Find the lines that contain the word "Output" and copy each one.
<<<<
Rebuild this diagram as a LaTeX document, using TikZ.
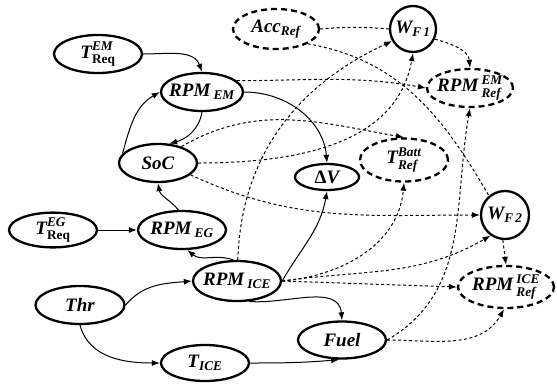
\documentclass[tikz,border=0pt]{standalone}
\usepackage{amsmath}
\usepackage{fontspec}
\setmainfont{Liberation Serif}
\usetikzlibrary{arrows.meta,shapes.geometric}
\newcommand{\vtext}[1]{\makebox[0pt]{#1}}
\newcommand{\upsup}[1]{\text{\raisebox{1.5pt}{#1}}}
\tikzset{
  var/.style={ellipse, draw, line width=2.3pt, inner sep=0pt,
    minimum width=88pt, minimum height=38pt,
    font=\fontsize{19}{21}\selectfont\bfseries\itshape},
  ref/.style={var, dash pattern=on 6pt off 4pt},
  wgt/.style={var, circle, minimum size=46pt},
  flow/.style={-{Latex[length=8pt,width=6pt]}, line width=1pt},
  link/.style={flow, dash pattern=on 3pt off 2.5pt},
  plain/.style={line width=1pt, dash pattern=on 3pt off 2.5pt}
}

\begin{document}
\begin{tikzpicture}
  \useasboundingbox (0,0) rectangle (557pt,-384pt);
  \begin{scope}[x=1pt,y=1pt]
    \node[var] (treqem) at (98,-54) {\vtext{T$^{\upsup{EM}}_{\text{\upshape Req}}$}};
    \node[ref, minimum width=86pt, minimum height=40pt] (accref) at (276,-29) {\vtext{Acc$_{\text{Ref}}$}};
    \node[wgt] (wf1) at (413,-29) {\vtext{W$_{\text{F\,1}}$}};
    \node[var, minimum width=82pt] (rpmem) at (202,-92) {\vtext{RPM\,$_{\text{EM}}$}};
    \node[ref, minimum width=86pt] (rpmemref) at (470,-88) {\vtext{RPM\,$^{\upsup{EM}}_{\text{Ref}}$}};
    \node[var, minimum width=78pt] (soc) at (158,-163) {\vtext{SoC}};
    \node[ref, minimum height=43pt] (tbattref) at (404,-160) {\vtext{T$^{\upsup{Batt}}_{\text{Ref}}$}};
    \node[var, minimum width=64pt, minimum height=26pt] (dv) at (327,-177) {\vtext{{\upshape Δ}V}};
    \node[var, minimum height=34pt] (treqeg) at (53,-230) {\vtext{T$^{\upsup{EG}}_{\text{\upshape Req}}$}};
    \node[var] (rpmeg) at (182,-230) {\vtext{RPM\,$_{\text{EG}}$}};
    \node[wgt, minimum size=48pt] (wf2) at (505,-215) {\vtext{W$_{\text{F\,2}}$}};
    \node[var, minimum height=40pt] (rpmice) at (237,-281) {\vtext{RPM\,$_{\text{ICE}}$}};
    \node[ref, minimum width=96pt, minimum height=42pt] (rpmiceref) at (506,-287) {\vtext{RPM\,$^{\upsup{ICE}}_{\text{Ref}}$}};
    \node[var, minimum width=89pt] (thr) at (80,-305) {\vtext{Thr}};
    \node[var, minimum height=36pt] (tice) at (205,-363) {\vtext{T$_{\text{ICE}}$}};
    \node[var, minimum height=37pt] (fuel) at (342,-340) {\vtext{Fuel}};

    \draw[flow] (treqem.east) to[out=0,in=110] (rpmem.north);
    \draw[flow] (rpmem.south) to[out=-100,in=15] (soc.60);
    \draw[flow] (soc.165) to[out=75,in=210] (rpmem.west);
    \draw[flow] (rpmeg.100) to[out=130,in=-80] (soc.south);
    \draw[flow] (treqeg.east) -- (rpmeg.west);
    \draw[flow] (rpmice.100) to[out=160,in=-40] (rpmeg.-75);
    \draw[flow] (thr.east) to[out=50,in=185] (rpmice.west);
    \draw[flow] (thr.south) to[out=-75,in=180] (tice.west);
    \draw[flow] (rpmice.-60) to[out=-5,in=95] (fuel.north);
    \draw[flow] (tice.east) to[out=0,in=185] (fuel.-98);
    \draw[flow] (rpmem.east) to[out=0,in=95] (dv.north);
    \draw[flow] (rpmice.east) to[out=60,in=-100] (dv.south);

    \draw[plain] (accref.east) to[bend left=5] (wf1.west);
    \draw[plain] (accref.-25) to[out=-10,in=120] (wf2.130);
    \draw[link] (wf1.-25) to[out=-15,in=95] (rpmemref.north);
    \draw[link] (rpmem.18) to[out=0,in=170] (rpmemref.west);
    \draw[link] (rpmice.88) to[out=88,in=205] (wf1.210);
    \draw[link] (soc.east) to[out=0,in=-100] (wf1.south);
    \draw[link] (soc.35) to[out=30,in=170] (tbattref.north);
    \draw[link] (soc.-20) to[out=-25,in=180] (wf2.west);
    \draw[link] (rpmice.east) to[out=5,in=-95] (tbattref.south);
    \draw[link] (rpmice.east) to[out=8,in=210] (wf2.235);
    \draw[link] (rpmice.east) -- (rpmiceref.west);
    \draw[link] (fuel.east) to[out=30,in=-100] (rpmemref.south);
    \draw[link] (fuel.east) to[out=0,in=-120] (rpmiceref.-95);
    \draw[link] (wf2.-95) -- (rpmiceref.north);
  \end{scope}
\end{tikzpicture}
\end{document}
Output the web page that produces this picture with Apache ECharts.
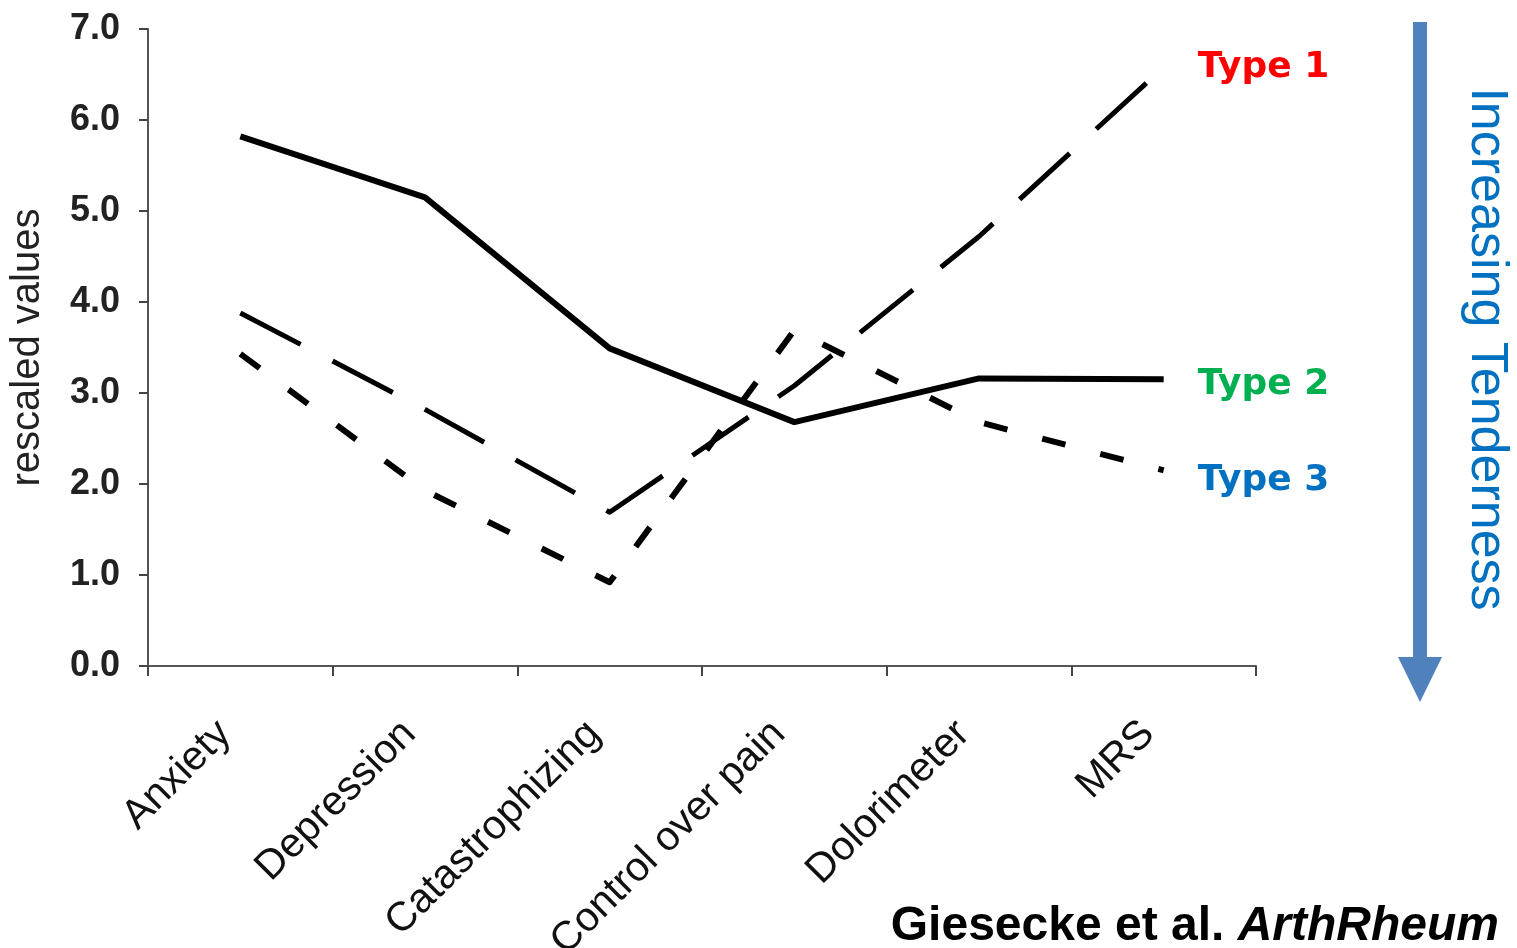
<!DOCTYPE html>
<html>
<head>
<meta charset="utf-8">
<script src="https://cdn.jsdelivr.net/npm/echarts@6/dist/echarts.min.js"></script>
<style>
  html, body { margin: 0; padding: 0; background: #fff; }
  #chart { width: 1517px; height: 948px; }
</style>
</head>
<body>
<div id="chart"></div>
<script>
const categories = ['Anxiety', 'Depression', 'Catastrophizing', 'Control over pain', 'Dolorimeter', 'MRS'];
const seriesNames = ['Type 1', 'Type 2', 'Type 3'];
const type1Values = [3.88, 2.82, 1.69, 3.08, 4.72, 6.58];
const type2Values = [5.82, 5.15, 3.49, 2.68, 3.16, 3.15];
const type3Values = [3.43, 1.93, 0.92, 3.69, 2.68, 2.15];
const yMin = 0, yMax = 7, yStep = 1;
const yAxisTitle = 'rescaled values';
const sideNote = 'Increasing Tenderness';
const citeAuthors = 'Giesecke et al. ';
const citeJournal = 'ArthRheum';

const labelColors = ['#FF0000', '#00B050', '#0070C0'];
const labelOffsets = [[0, 0], [0, 5], [0, 10]];

const chart = echarts.init(document.getElementById('chart'), null, { renderer: 'canvas' });

function lineSeries(name, data, dash, width, color, offset) {
  return {
    name: name,
    type: 'line',
    data: data,
    showSymbol: false,
    symbol: 'none',
    silent: true,
    lineStyle: { color: '#000', width: width, type: dash, cap: 'butt', join: 'round' },
    endLabel: {
      show: true,
      formatter: '{a}',
      distance: 34,
      offset: offset,
      color: color,
      fontFamily: 'DejaVu Sans',
      fontWeight: 'bold',
      fontSize: 36
    },
    z: 3
  };
}

const option = {
  backgroundColor: '#ffffff',
  animation: false,
  grid: { left: 148, right: 261, top: 29, bottom: 282, containLabel: false, outerBoundsMode: 'none' },
  xAxis: {
    type: 'category',
    data: categories,
    boundaryGap: true,
    axisLine: { show: true, lineStyle: { color: '#555', width: 2 } },
    axisTick: { show: true, length: 10, lineStyle: { color: '#444', width: 2 } },
    axisLabel: {
      interval: 0,
      rotate: 45,
      margin: 46,
      padding: [0, 22, 0, 0],
      color: '#111',
      fontFamily: 'Liberation Sans',
      fontSize: 41
    },
    splitLine: { show: false }
  },
  yAxis: {
    type: 'value',
    min: yMin,
    max: yMax,
    interval: yStep,
    name: yAxisTitle,
    nameLocation: 'middle',
    nameGap: 100,
    nameTextStyle: { color: '#222', fontFamily: 'Liberation Sans', fontSize: 40 },
    axisLine: { show: true, lineStyle: { color: '#555', width: 2 } },
    axisTick: { show: true, length: 9, lineStyle: { color: '#444', width: 2 } },
    axisLabel: {
      margin: 28,
      color: '#222',
      fontFamily: 'Liberation Sans',
      fontWeight: 'bold',
      fontSize: 36,
      formatter: v => v.toFixed(1)
    },
    splitLine: { show: false }
  },
  title: {
    text: '{a|' + citeAuthors + '}{b|' + citeJournal + '}',
    right: 13,
    bottom: -8,
    textStyle: {
      rich: {
        a: { fontFamily: 'Liberation Sans', fontWeight: 'bold', fontSize: 48, color: '#000' },
        b: { fontFamily: 'Liberation Sans', fontWeight: 'bold', fontStyle: 'italic', fontSize: 48, color: '#000' }
      }
    }
  },
  series: [
    lineSeries(seriesNames[0], type1Values, [68, 36], 5, labelColors[0], labelOffsets[0]),
    lineSeries(seriesNames[1], type2Values, 'solid', 6, labelColors[1], labelOffsets[1]),
    lineSeries(seriesNames[2], type3Values, [24, 36], 6, labelColors[2], labelOffsets[2])
  ],
  graphic: [
    {
      type: 'rect',
      shape: { x: 1413, y: 22, width: 14, height: 638 },
      style: { fill: '#4F81BD' },
      silent: true
    },
    {
      type: 'polygon',
      shape: { points: [[1398, 657], [1442, 657], [1420, 702]] },
      style: { fill: '#4F81BD' },
      silent: true
    },
    {
      type: 'text',
      x: 1486,
      y: 349,
      rotation: -Math.PI / 2,
      style: {
        text: sideNote,
        fill: '#0070C0',
        fontFamily: 'Liberation Sans',
        fontSize: 52,
        align: 'center',
        verticalAlign: 'middle'
      },
      silent: true
    }
  ]
};

chart.setOption(option);
</script>
</body>
</html>
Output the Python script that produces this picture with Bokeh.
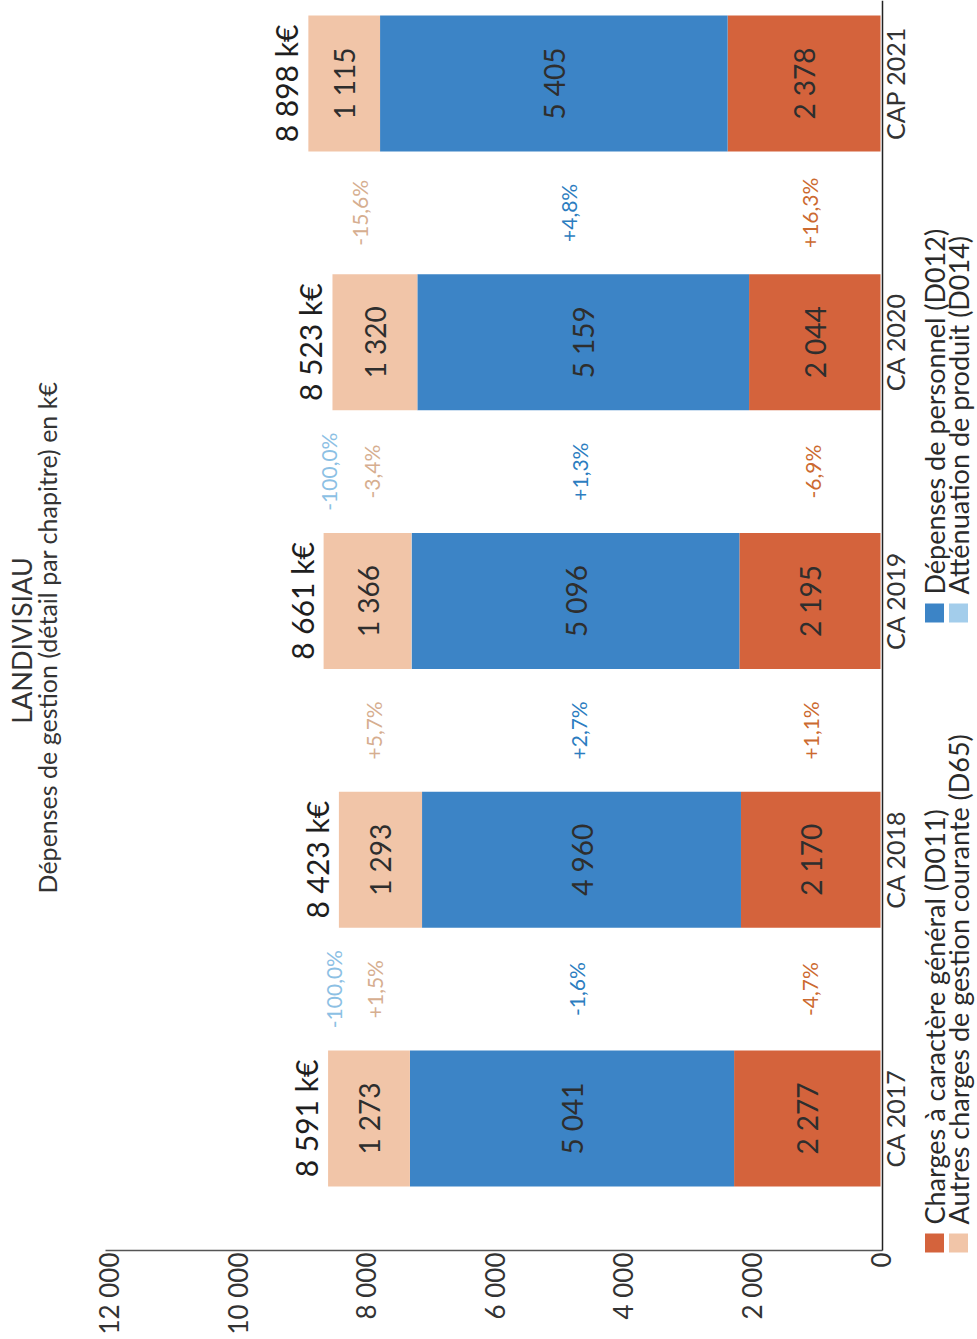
>>>>
Exercise result:
Output the web page that produces this picture with Apache ECharts.
Output the Python script that produces this picture with Bokeh.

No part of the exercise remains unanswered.